No two pearls are alike!! No two marriages are alike! No two families are alike! No two blended families are alike! And, I knew, going into a second marriage, there would be things that were different from the first! I knew that our family might look different than the social norm. I knew that our relationship would be different than any other! So, a pearl seemed the perfect stone! Every time I look at my hand, and see my ring, I am reminded to dare to be dynamically different!!

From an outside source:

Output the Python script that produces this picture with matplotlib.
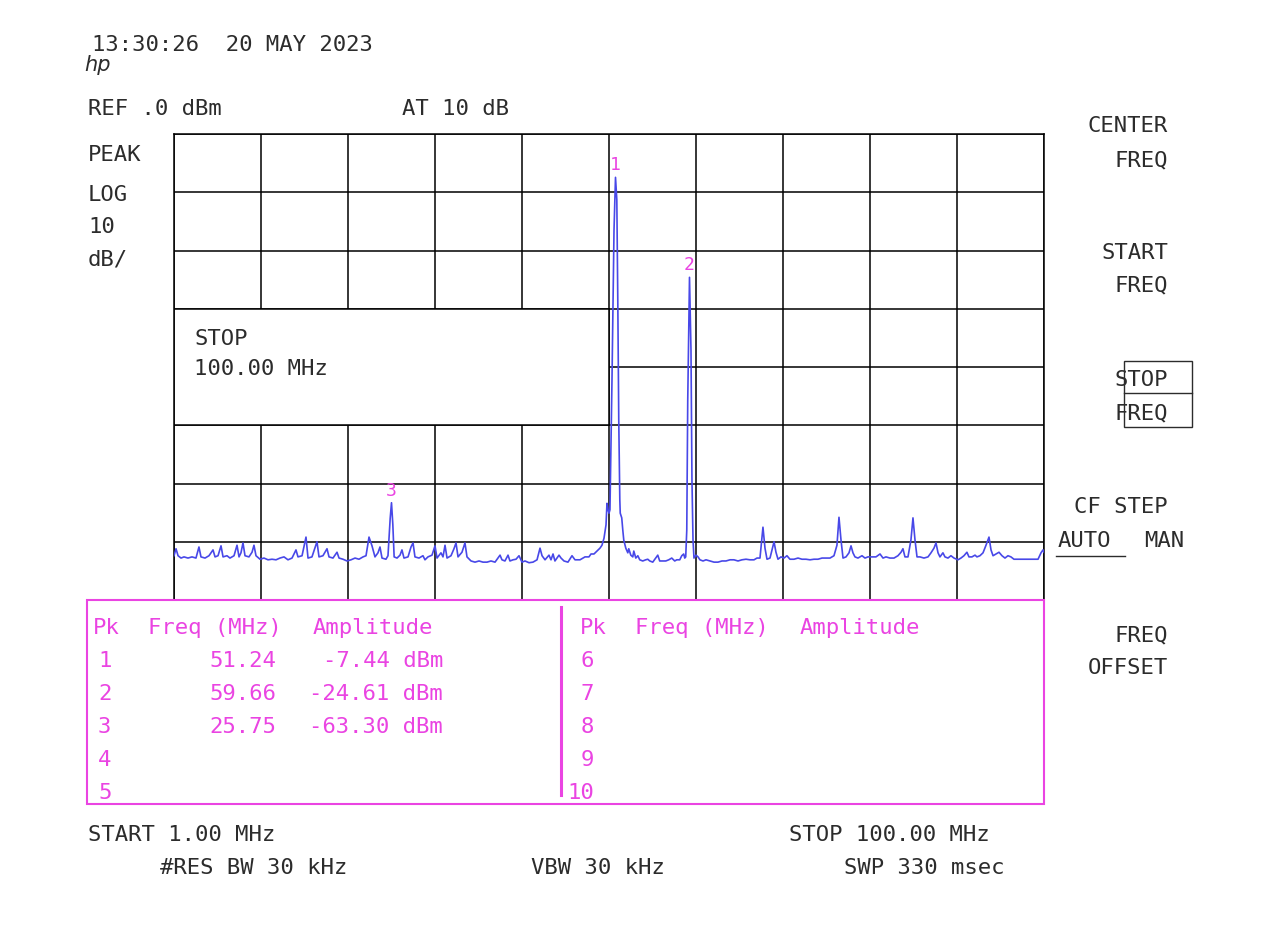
import numpy as np
import matplotlib
matplotlib.use("Agg")
import matplotlib.pyplot as plt
from matplotlib.patches import Rectangle
from matplotlib.lines import Line2D

# analyzer settings
start_mhz = 1.0
stop_mhz = 100.0
ref_dbm = 0.0
db_per_div = 10

# swept trace (MHz, dBm)
trace_freq = [
    1.00, 1.23, 1.46, 1.80, 2.14, 2.59, 3.05, 3.50, 3.84, 4.07,
    4.53, 4.98, 5.44, 5.67, 6.01, 6.35, 6.58, 7.03, 7.37, 7.83,
    8.17, 8.40, 8.62, 8.85, 9.08, 9.53, 9.88, 10.10, 10.33, 10.79,
    11.24, 11.70, 12.15, 12.61, 13.06, 13.52, 13.97, 14.43, 14.88, 15.11,
    15.57, 16.02, 16.25, 16.70, 17.27, 17.50, 17.95, 18.41, 18.64, 19.09,
    19.55, 19.78, 20.23, 20.69, 21.14, 21.60, 22.05, 22.51, 22.85, 23.19,
    23.53, 23.87, 24.21, 24.44, 24.67, 25.12, 25.35, 25.60, 25.75, 25.90,
    26.05, 26.38, 26.72, 26.94, 27.17, 27.63, 27.97, 28.20, 28.42, 28.88,
    29.33, 29.56, 29.90, 30.36, 30.70, 30.93, 31.38, 31.61, 31.84, 32.07,
    32.52, 32.86, 33.09, 33.32, 33.77, 34.11, 34.34, 34.80, 35.25, 35.71,
    36.16, 36.62, 37.07, 37.53, 37.87, 38.10, 38.32, 38.66, 39.01, 39.23,
    39.58, 39.92, 40.26, 40.60, 40.94, 41.40, 41.85, 42.31, 42.65, 42.88,
    43.22, 43.67, 43.90, 44.13, 44.35, 44.81, 45.04, 45.38, 45.83, 46.29,
    46.63, 47.20, 47.77, 48.22, 48.45, 48.79, 49.13, 49.47, 49.70, 49.93,
    50.16, 50.27, 50.39, 50.50, 50.61, 50.84, 51.07, 51.24, 51.39, 51.50,
    51.61, 51.73, 51.78, 51.95, 52.07, 52.18, 52.41, 52.64, 52.75, 52.98,
    53.21, 53.32, 53.55, 53.78, 54.00, 54.34, 54.68, 54.91, 55.14, 55.48,
    55.82, 56.05, 56.27, 56.61, 56.96, 57.30, 57.64, 57.98, 58.21, 58.55,
    58.78, 59.00, 59.12, 59.23, 59.35, 59.46, 59.66, 59.83, 59.94, 60.06,
    60.17, 60.40, 60.63, 60.85, 61.20, 61.54, 61.99, 62.45, 62.90, 63.36,
    63.81, 64.27, 64.72, 65.18, 65.63, 66.09, 66.54, 67.00, 67.34, 67.68,
    68.02, 68.25, 68.48, 68.82, 69.05, 69.28, 69.50, 69.73, 70.07, 70.41,
    70.75, 71.09, 71.55, 72.01, 72.46, 72.92, 73.37, 73.83, 74.28, 74.74,
    75.19, 75.65, 76.10, 76.44, 76.67, 76.90, 77.13, 77.47, 77.81, 78.04,
    78.26, 78.49, 78.83, 79.29, 79.63, 79.97, 80.43, 80.88, 81.34, 81.68,
    82.02, 82.47, 82.93, 83.38, 83.73, 83.95, 84.18, 84.52, 84.86, 85.09,
    85.32, 85.55, 85.89, 86.34, 86.80, 87.14, 87.48, 87.71, 87.94, 88.16,
    88.50, 88.73, 89.07, 89.41, 89.76, 90.21, 90.55, 90.89, 91.23, 91.46,
    91.80, 92.15, 92.37, 92.71, 93.06, 93.40, 93.74, 93.97, 94.20, 94.54,
    94.88, 95.22, 95.56, 95.90, 96.24, 96.58, 97.04, 97.49, 97.95, 98.40,
    98.86, 99.32, 99.66, 99.89, 100.00,
]
trace_dbm = [
    -72.4, -71.2, -72.4, -72.8, -72.6, -72.8, -72.6, -72.8, -70.9, -72.6,
    -72.8, -72.4, -71.4, -72.6, -72.4, -70.7, -72.6, -72.4, -72.8, -72.4,
    -70.6, -72.6, -71.9, -70.2, -72.4, -72.6, -71.8, -70.6, -72.4, -73.0,
    -72.8, -73.1, -73.0, -73.1, -72.8, -72.6, -73.1, -72.8, -71.4, -72.6,
    -72.4, -69.2, -72.8, -72.6, -70.0, -72.6, -72.4, -71.2, -72.6, -72.8,
    -71.8, -72.8, -73.0, -73.3, -73.1, -72.8, -73.0, -72.6, -72.4, -69.2,
    -70.7, -72.6, -71.9, -70.9, -72.8, -73.0, -72.4, -66.0, -63.3, -67.0,
    -72.6, -72.8, -72.3, -71.4, -72.8, -72.6, -70.9, -70.2, -72.6, -72.8,
    -72.4, -73.1, -72.6, -72.3, -70.7, -72.8, -71.9, -72.6, -70.6, -72.8,
    -72.4, -71.2, -70.2, -72.6, -71.8, -70.2, -72.6, -73.3, -73.5, -73.3,
    -73.5, -73.5, -73.3, -73.5, -72.8, -72.3, -73.1, -73.3, -72.3, -73.3,
    -73.1, -73.0, -72.4, -73.5, -73.3, -73.6, -73.5, -73.1, -71.1, -72.4,
    -73.1, -72.3, -73.1, -72.1, -73.3, -72.3, -72.8, -73.3, -73.5, -72.4,
    -73.1, -73.1, -72.6, -72.6, -72.1, -72.1, -71.6, -71.1, -70.6, -69.4,
    -67.1, -63.4, -64.5, -65.1, -64.5, -42.2, -16.5, -7.44, -11.3, -28.5,
    -49.1, -62.8, -65.1, -65.9, -68.0, -69.7, -71.1, -71.9, -71.2, -72.3,
    -72.6, -71.6, -72.8, -72.4, -73.1, -73.3, -73.1, -73.0, -73.3, -73.5,
    -72.8, -72.3, -73.3, -73.3, -73.3, -73.1, -72.8, -73.3, -73.1, -73.1,
    -72.4, -72.1, -72.8, -72.6, -68.0, -45.7, -24.61, -37.1, -59.4, -69.7,
    -72.8, -72.3, -72.6, -73.1, -73.3, -73.1, -73.3, -73.5, -73.5, -73.3,
    -73.3, -73.1, -73.1, -73.3, -73.1, -73.0, -73.1, -73.1, -72.8, -72.8,
    -67.5, -71.1, -73.0, -72.8, -71.4, -70.0, -71.8, -73.0, -72.6, -72.8,
    -72.4, -73.0, -73.0, -72.8, -73.0, -73.0, -73.1, -73.0, -73.0, -72.8,
    -72.8, -72.8, -72.4, -70.6, -65.8, -69.7, -72.8, -72.6, -71.9, -70.7,
    -71.9, -72.6, -72.8, -72.4, -72.8, -72.6, -72.6, -72.6, -72.1, -72.8,
    -72.6, -72.8, -72.8, -72.4, -71.8, -71.2, -72.6, -72.6, -69.7, -65.9,
    -69.7, -72.6, -72.6, -72.8, -72.6, -71.9, -71.1, -70.2, -71.9, -72.6,
    -71.9, -72.6, -72.8, -72.4, -72.8, -73.1, -72.8, -72.4, -71.8, -72.6,
    -72.6, -72.3, -72.6, -72.4, -71.9, -70.6, -69.2, -71.4, -72.4, -72.1,
    -71.8, -72.4, -72.8, -72.4, -72.6, -73.0, -73.0, -73.0, -73.0, -73.0,
    -73.0, -73.0, -71.9, -71.4, -71.8,
]

# peak table
marker_pk = [1, 2, 3]
marker_freq = [51.24, 59.66, 25.75]
marker_amp = [-7.44, -24.61, -63.30]
empty_left = [4, 5]
empty_right = [6, 7, 8, 9, 10]

W, H = 1274, 938
INK = "#2c2c2c"
MAG = "#ea44e2"
TRACE = "#4848e8"
MONO = "DejaVu Sans Mono"

fig = plt.figure(figsize=(W / 100, H / 100), dpi=100)


def fx(x):
    return x / W


def fy(y):
    return 1 - y / H


def label(x, y, s, color=INK, ha="left", size=16, **kw):
    fig.text(fx(x), fy(y), s, ha=ha, va="baseline", color=color,
             family=MONO, fontsize=size, **kw)


# screen graticule
ax = fig.add_axes([fx(174), fy(600), 870 / W, 466 / H])
ax.plot(trace_freq, trace_dbm, color=TRACE, lw=1.2, zorder=3)
ax.set_xlim(start_mhz, stop_mhz)
ax.set_ylim(ref_dbm - 8 * db_per_div, ref_dbm)
ax.set_xticks(np.linspace(start_mhz, stop_mhz, 11))
ax.set_yticks(np.arange(ref_dbm - 8 * db_per_div, ref_dbm + 1, db_per_div))
ax.grid(True, color="black", lw=1.1)
ax.tick_params(length=0, labelbottom=False, labelleft=False)
for sp in ax.spines.values():
    sp.set_linewidth(1.1)

# "STOP 100.00 MHz" entry box over the graticule
ax.add_patch(Rectangle((0, 0.375), 0.5, 0.25, transform=ax.transAxes,
                       fc="white", ec="black", lw=1.1, zorder=2.5))

for pk, f, a in zip(marker_pk, marker_freq, marker_amp):
    ax.annotate(str(pk), (f, a), xytext=(0, 5), textcoords="offset points",
                ha="center", va="baseline", color=MAG, family=MONO,
                fontsize=13, zorder=4)

# header
label(92, 51, "13:30:26  20 MAY 2023")
fig.text(fx(84), fy(71), "hp", style="italic", fontsize=15, color=INK,
         family="DejaVu Sans")
label(88, 115, "REF .0 dBm")
label(402, 115, "AT 10 dB")
label(88, 161, "PEAK")
label(88, 201, "LOG")
label(88, 233, "10")
label(88, 265, "dB/")
label(194, 345, "STOP")
label(194, 375, "100.00 MHz")

# softkeys
label(1168, 132, "CENTER", ha="right")
label(1168, 166, "FREQ", ha="right")
label(1168, 259, "START", ha="right")
label(1168, 291, "FREQ", ha="right")
label(1168, 386, "STOP", ha="right")
label(1168, 419, "FREQ", ha="right")
fig.add_artist(Rectangle((fx(1124), fy(427)), 68 / W, 66 / H,
                         transform=fig.transFigure, fill=False, ec=INK, lw=1))
fig.add_artist(Line2D([fx(1124), fx(1192)], [fy(393), fy(393)],
                      transform=fig.transFigure, color=INK, lw=1))
label(1168, 513, "CF STEP", ha="right")
label(1058, 547, "AUTO")
label(1184, 547, "MAN", ha="right")
fig.add_artist(Line2D([fx(1056), fx(1125)], [fy(556), fy(556)],
                      transform=fig.transFigure, color=INK, lw=1))
label(1168, 641, "FREQ", ha="right")
label(1168, 674, "OFFSET", ha="right")

# peak table
fig.add_artist(Rectangle((fx(87), fy(804)), 957 / W, 204 / H,
                         transform=fig.transFigure, fill=False, ec=MAG,
                         lw=1.5, zorder=5))
fig.add_artist(Line2D([fx(561), fx(561)], [fy(607), fy(795)],
                      transform=fig.transFigure, color=MAG, lw=2.2))
for x0 in (93, 580):
    label(x0, 634, "Pk", color=MAG)
    label(x0 + 55, 634, "Freq (MHz)", color=MAG)
    label(x0 + 220, 634, "Amplitude", color=MAG)

row_y = [667, 700, 733, 766, 799]
for pk, f, a in zip(marker_pk, marker_freq, marker_amp):
    y = row_y[pk - 1]
    label(98, y, str(pk), color=MAG)
    label(276, y, f"{f:.2f}", color=MAG, ha="right")
    label(443, y, f"{a:.2f} dBm", color=MAG, ha="right")
for pk in empty_left:
    label(98, row_y[pk - 1], str(pk), color=MAG)
for pk in empty_right:
    label(594, row_y[pk - 6], str(pk), color=MAG, ha="right")

# footer
label(88, 841, f"START {start_mhz:.2f} MHz")
label(990, 841, f"STOP {stop_mhz:.2f} MHz", ha="right")
label(160, 874, "#RES BW 30 kHz")
label(531, 874, "VBW 30 kHz")
label(1005, 874, "SWP 330 msec", ha="right")

fig.savefig("out.png", dpi=100, facecolor="white")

Pearls are not found just lying on the seashore ---- you've got to know what you're looking for and be prepared to dig, dive and search for them! My pearl wedding ring reminds me everyday that good relationships don't just happen. I have realized, through analyzing past failures, that relationships take time and a lot of hard work. You need to know what you are looking for and be prepared to work for it. You might have to dig through the sands of sea to find the one worth working for. My pearl reminds me that there are times when I will need to dig for answers, peace and patience. My pearl reminds me to always be aware of feelings and emotions.
I have enjoyed speaking to many of you at various events in the community. You have filled me as I have been given opportunities to share in your Relief Society and Young Men/Young Women meetings, lessons, firesides and events. I have loved speaking in Women's Conferences. Each event has connected me with many of you that have filled me when I was empty. These opportunities have seen me through the darkest period of my life, and allowed me to see the light that was, is and has always been there. For that, I thank YOU!!